Saturday, April 01, 2006

On the road.


April 1, Kingman.

Dylan is now four-and-a-half month old and a chubby happy little guy. I call him my "bibendum Michelin," after the Michelin ad character full of inflated tires.
I feel guilty that I haven't said a word about him in such a long time, when he fills my days. He's my joy, my challenge, my sun and my stars, my most important job, my everything, how could it be otherwise? I'm a new Mom.
Lately he started being difficult at nursing time, crying and refusing the breast when I know he's hungry, and I have to struggle with him for a while before he finally settles down to a normal, calm feeding. I suspect it has something to do with teething, but being a new Mom I have really no idea. The difficulty is compounded when we have to travel at night, because this is also when this strange new behavior is at its peak. It becomes a bit of a stressful wrestle, because when Fridman's truck is ready he has to leave right away, and in turn have to be ready to roll with the baby then no matter what. Furthermore Dylan seems to have settled into a routine of multiple feedings in the evening as well, so from 6 PM on or sometimes earlier it is a non-stop nursing marathon from which I emerge utterly drained. When we have to drive 150 miles afterwards I'd give anything for a life of boring normality. Then we get on the road and I wake up again listening to the BBC news announcer on the satellite radio and you couldn't make me give this up for anything in the world.
The circus is a hard place to be with a baby to care for, undeniably.

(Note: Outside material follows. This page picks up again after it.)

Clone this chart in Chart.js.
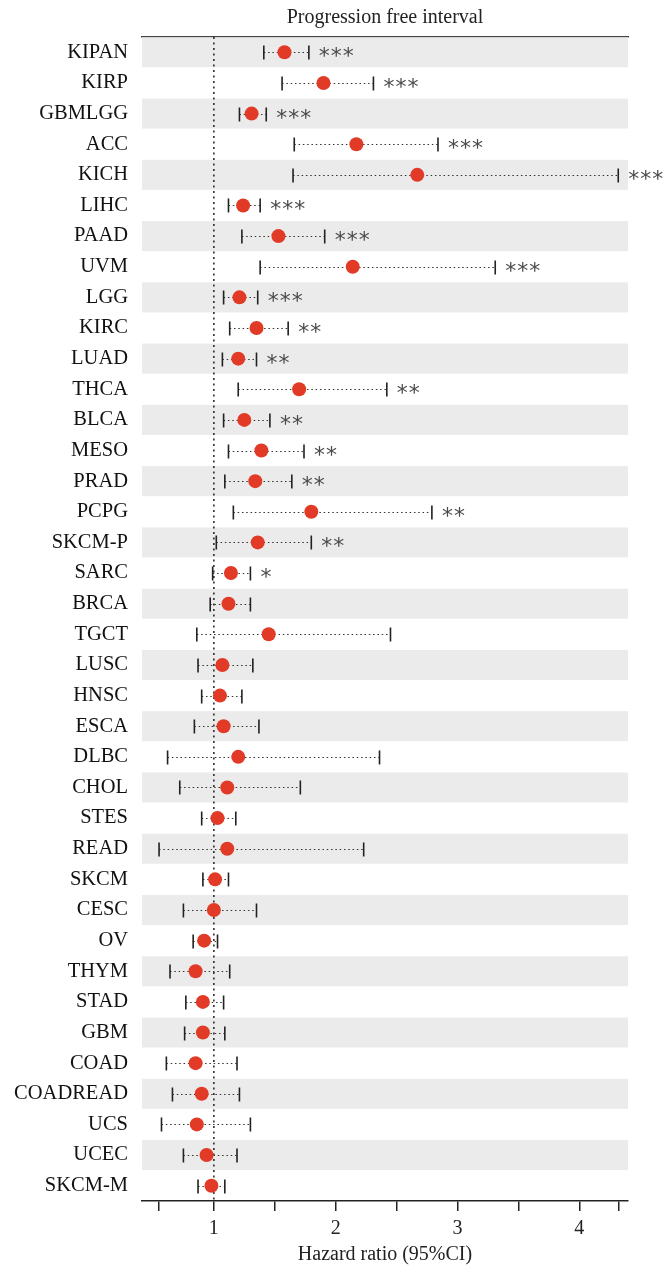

Every little challenge is exacerbated, there is no comfort zone. And I've been talking a lot about all the hardships that come with this nomadic way of life, Murphy's law and all, baby or no baby. But the circus is also a place of much beauty and meaning, and above all it has enabled me to be with my partner and my baby as a family, something that until now seemed unattainable given our very different obligations. I want to thank Jim Judkins, the owner of Circus Chimera and our boss, for giving me this opportunity. Without him Fridman wouldn't wake up to his son's smile every day.
We'll be just fine, the eighth wonder of the world and I.